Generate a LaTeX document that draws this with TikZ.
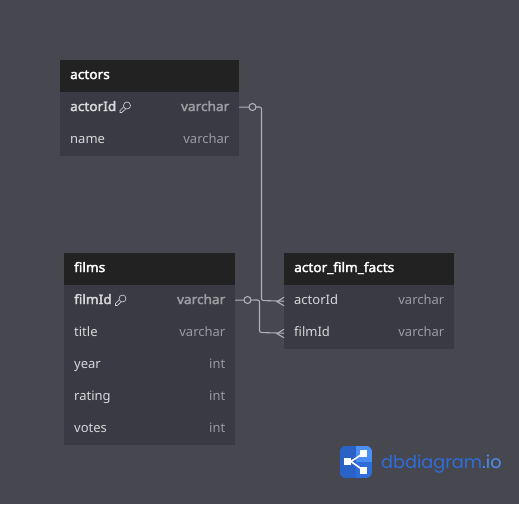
\documentclass[tikz,border=0pt]{standalone}
\usepackage{fontspec}
\setmainfont{Noto Sans}
\newfontfamily\logofont{Poppins}
\newfontfamily\boldfont[FakeBold=2.6,FakeStretch=1.05]{Noto Sans}
\usetikzlibrary{calc}
\definecolor{bgc}{HTML}{46474F}
\definecolor{headc}{HTML}{222222}
\definecolor{rowc}{HTML}{393A43}
\definecolor{linec}{HTML}{B0B0B6}
\definecolor{namec}{HTML}{D8D8DA}
\definecolor{typec}{HTML}{9B9BA0}
\definecolor{logoa}{HTML}{2F6DDB}
\definecolor{logob}{HTML}{2A62C8}
\definecolor{logoc}{HTML}{4C8FF2}
\tikzset{
  x=1pt,y=-1pt,
  head/.style={fill=headc,draw=none,inner sep=0pt,minimum height=32pt,anchor=north west},
  row/.style={fill=rowc,draw=none,inner sep=0pt,minimum height=32pt,anchor=north west},
  tname/.style={font=\boldfont\fontsize{13}{13}\selectfont,text=white,anchor=base west,inner sep=0pt},
  fname/.style={font=\fontsize{13}{13}\selectfont,text=namec,anchor=base west,inner sep=0pt},
  pkname/.style={fname,font=\boldfont\fontsize{13}{13}\selectfont},
  ftype/.style={font=\fontsize{13}{13}\selectfont,text=typec,anchor=base east,inner sep=0pt},
  pktype/.style={ftype,font=\boldfont\fontsize{13}{13}\selectfont},
  conn/.style={draw=linec,line width=1.1pt,rounded corners=2pt},
  ocirc/.style={circle,draw=linec,line width=1.1pt,fill=bgc,minimum size=7pt,inner sep=0pt},
  keyic/.pic={\draw[namec,line width=.6pt,line join=round] (-1,3) -- (-5.2,7) -- (-7,7) -- (-7,5) -- (-3,1);
    \draw[namec,line width=.6pt,fill=rowc] (0,0) circle (3.5);}
}
\begin{document}
\begin{tikzpicture}
\fill[bgc] (0,0) rectangle (519,504);
\useasboundingbox (0,0) rectangle (519,504);
% actors
\node[head,minimum width=179pt] (ah) at (60,60) {};
\node[row,minimum width=179pt] (a1) at (60,92) {};
\node[row,minimum width=179pt] (a2) at (60,124) {};
\node[tname] (ahn) at (70,79) {actors};
\node[pkname] (a1n) at (70,111) {actorId};
\pic at (127,105.5) {keyic};
\node[pktype] (a1t) at (229.5,111) {varchar};
\node[fname] (a2n) at (70,143) {name};
\node[ftype] (a2t) at (229.5,143) {varchar};
% films
\node[head,minimum width=171pt] (fh) at (64,253) {};
\node[row,minimum width=171pt] (f1) at (64,285) {};
\node[row,minimum width=171pt] (f2) at (64,317) {};
\node[row,minimum width=171pt] (f3) at (64,349) {};
\node[row,minimum width=171pt] (f4) at (64,381) {};
\node[row,minimum width=171pt] (f5) at (64,413) {};
\node[tname] (fhn) at (74,272) {films};
\node[pkname] (f1n) at (74,304) {filmId};
\pic at (122.5,298.5) {keyic};
\node[pktype] (f1t) at (225.5,304) {varchar};
\node[fname] (f2n) at (74,336) {title};
\node[ftype] (f2t) at (225.5,336) {varchar};
\node[fname] (f3n) at (74,368) {year};
\node[ftype] (f3t) at (225.5,368) {int};
\node[fname] (f4n) at (74,400) {rating};
\node[ftype] (f4t) at (225.5,400) {int};
\node[fname] (f5n) at (74,432) {votes};
\node[ftype] (f5t) at (225.5,432) {int};
% facts
\node[head,minimum width=170pt] (xh) at (284,253) {};
\node[row,minimum width=170pt] (x1) at (284,285) {};
\node[row,minimum width=170pt] (x2) at (284,317) {};
\node[tname] (xhn) at (294,272) {actor\_film\_facts};
\node[fname] (x1n) at (294,304) {actorId};
\node[ftype] (x1t) at (444.5,304) {varchar};
\node[fname] (x2n) at (294,336) {filmId};
\node[ftype] (x2t) at (444.5,336) {varchar};
% connectors
\coordinate (ac) at (252.5,107);
\coordinate (fc) at (247.5,300);
\draw[conn] ($(a1.east)+(0,-1)$) -- (261.5,107) -- (261.5,300.5) -- (x1.west);
\draw[conn] ($(f1.east)+(0,-1)$) -- (259.5,300) -- (259.5,332.5) -- (x2.west);
\node[ocirc] (ao) at (ac) {};
\node[ocirc] (fo) at (fc) {};
\foreach \r in {x1,x2}{
  \draw[linec,line width=1.1pt] ($(\r.west)+(-7,0.5)$) -- ($(\r.west)+(0,-4)$);
  \draw[linec,line width=1.1pt] ($(\r.west)+(-7,0.5)$) -- ($(\r.west)+(0,4.5)$);
}
% logo
\begin{scope}
\clip[rounded corners=6pt] (340,446) rectangle (372,478);
\fill[logoa] (340,446) rectangle (372,478);
\fill[logob] (340,446) rectangle (356,478);
\fill[logoc] (356,446) rectangle (372,462);
\end{scope}
\draw[white,line width=1.6pt] (351,461.5) -- (363,453.5);
\draw[white,line width=1.6pt] (351,461.5) -- (363,470);
\fill[white] (344,458) rectangle (351,465);
\fill[white] (360,449.5) rectangle (367,456.5);
\fill[white] (360,467) rectangle (367,474);
\node[anchor=base west,inner sep=0pt,font=\logofont\fontsize{17.7}{18}\selectfont] (logo) at (381,468.5) {\textcolor{logoa}{dbdiagram}\textcolor{logoc}{.io}};
\end{tikzpicture}
\end{document}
------------
What is being asked
Restate the data above word for word. Do not include the images.

Response
Generate a LaTeX document that draws this with TikZ.
\documentclass[tikz,border=0pt]{standalone}
\usepackage{fontspec}
\setmainfont{Noto Sans}
\newfontfamily\logofont{Poppins}
\newfontfamily\boldfont[FakeBold=2.6,FakeStretch=1.05]{Noto Sans}
\usetikzlibrary{calc}
\definecolor{bgc}{HTML}{46474F}
\definecolor{headc}{HTML}{222222}
\definecolor{rowc}{HTML}{393A43}
\definecolor{linec}{HTML}{B0B0B6}
\definecolor{namec}{HTML}{D8D8DA}
\definecolor{typec}{HTML}{9B9BA0}
\definecolor{logoa}{HTML}{2F6DDB}
\definecolor{logob}{HTML}{2A62C8}
\definecolor{logoc}{HTML}{4C8FF2}
\tikzset{
  x=1pt,y=-1pt,
  head/.style={fill=headc,draw=none,inner sep=0pt,minimum height=32pt,anchor=north west},
  row/.style={fill=rowc,draw=none,inner sep=0pt,minimum height=32pt,anchor=north west},
  tname/.style={font=\boldfont\fontsize{13}{13}\selectfont,text=white,anchor=base west,inner sep=0pt},
  fname/.style={font=\fontsize{13}{13}\selectfont,text=namec,anchor=base west,inner sep=0pt},
  pkname/.style={fname,font=\boldfont\fontsize{13}{13}\selectfont},
  ftype/.style={font=\fontsize{13}{13}\selectfont,text=typec,anchor=base east,inner sep=0pt},
  pktype/.style={ftype,font=\boldfont\fontsize{13}{13}\selectfont},
  conn/.style={draw=linec,line width=1.1pt,rounded corners=2pt},
  ocirc/.style={circle,draw=linec,line width=1.1pt,fill=bgc,minimum size=7pt,inner sep=0pt},
  keyic/.pic={\draw[namec,line width=.6pt,line join=round] (-1,3) -- (-5.2,7) -- (-7,7) -- (-7,5) -- (-3,1);
    \draw[namec,line width=.6pt,fill=rowc] (0,0) circle (3.5);}
}
\begin{document}
\begin{tikzpicture}
\fill[bgc] (0,0) rectangle (519,504);
\useasboundingbox (0,0) rectangle (519,504);
% actors
\node[head,minimum width=179pt] (ah) at (60,60) {};
\node[row,minimum width=179pt] (a1) at (60,92) {};
\node[row,minimum width=179pt] (a2) at (60,124) {};
\node[tname] (ahn) at (70,79) {actors};
\node[pkname] (a1n) at (70,111) {actorId};
\pic at (127,105.5) {keyic};
\node[pktype] (a1t) at (229.5,111) {varchar};
\node[fname] (a2n) at (70,143) {name};
\node[ftype] (a2t) at (229.5,143) {varchar};
% films
\node[head,minimum width=171pt] (fh) at (64,253) {};
\node[row,minimum width=171pt] (f1) at (64,285) {};
\node[row,minimum width=171pt] (f2) at (64,317) {};
\node[row,minimum width=171pt] (f3) at (64,349) {};
\node[row,minimum width=171pt] (f4) at (64,381) {};
\node[row,minimum width=171pt] (f5) at (64,413) {};
\node[tname] (fhn) at (74,272) {films};
\node[pkname] (f1n) at (74,304) {filmId};
\pic at (122.5,298.5) {keyic};
\node[pktype] (f1t) at (225.5,304) {varchar};
\node[fname] (f2n) at (74,336) {title};
\node[ftype] (f2t) at (225.5,336) {varchar};
\node[fname] (f3n) at (74,368) {year};
\node[ftype] (f3t) at (225.5,368) {int};
\node[fname] (f4n) at (74,400) {rating};
\node[ftype] (f4t) at (225.5,400) {int};
\node[fname] (f5n) at (74,432) {votes};
\node[ftype] (f5t) at (225.5,432) {int};
% facts
\node[head,minimum width=170pt] (xh) at (284,253) {};
\node[row,minimum width=170pt] (x1) at (284,285) {};
\node[row,minimum width=170pt] (x2) at (284,317) {};
\node[tname] (xhn) at (294,272) {actor\_film\_facts};
\node[fname] (x1n) at (294,304) {actorId};
\node[ftype] (x1t) at (444.5,304) {varchar};
\node[fname] (x2n) at (294,336) {filmId};
\node[ftype] (x2t) at (444.5,336) {varchar};
% connectors
\coordinate (ac) at (252.5,107);
\coordinate (fc) at (247.5,300);
\draw[conn] ($(a1.east)+(0,-1)$) -- (261.5,107) -- (261.5,300.5) -- (x1.west);
\draw[conn] ($(f1.east)+(0,-1)$) -- (259.5,300) -- (259.5,332.5) -- (x2.west);
\node[ocirc] (ao) at (ac) {};
\node[ocirc] (fo) at (fc) {};
\foreach \r in {x1,x2}{
  \draw[linec,line width=1.1pt] ($(\r.west)+(-7,0.5)$) -- ($(\r.west)+(0,-4)$);
  \draw[linec,line width=1.1pt] ($(\r.west)+(-7,0.5)$) -- ($(\r.west)+(0,4.5)$);
}
% logo
\begin{scope}
\clip[rounded corners=6pt] (340,446) rectangle (372,478);
\fill[logoa] (340,446) rectangle (372,478);
\fill[logob] (340,446) rectangle (356,478);
\fill[logoc] (356,446) rectangle (372,462);
\end{scope}
\draw[white,line width=1.6pt] (351,461.5) -- (363,453.5);
\draw[white,line width=1.6pt] (351,461.5) -- (363,470);
\fill[white] (344,458) rectangle (351,465);
\fill[white] (360,449.5) rectangle (367,456.5);
\fill[white] (360,467) rectangle (367,474);
\node[anchor=base west,inner sep=0pt,font=\logofont\fontsize{17.7}{18}\selectfont] (logo) at (381,468.5) {\textcolor{logoa}{dbdiagram}\textcolor{logoc}{.io}};
\end{tikzpicture}
\end{document}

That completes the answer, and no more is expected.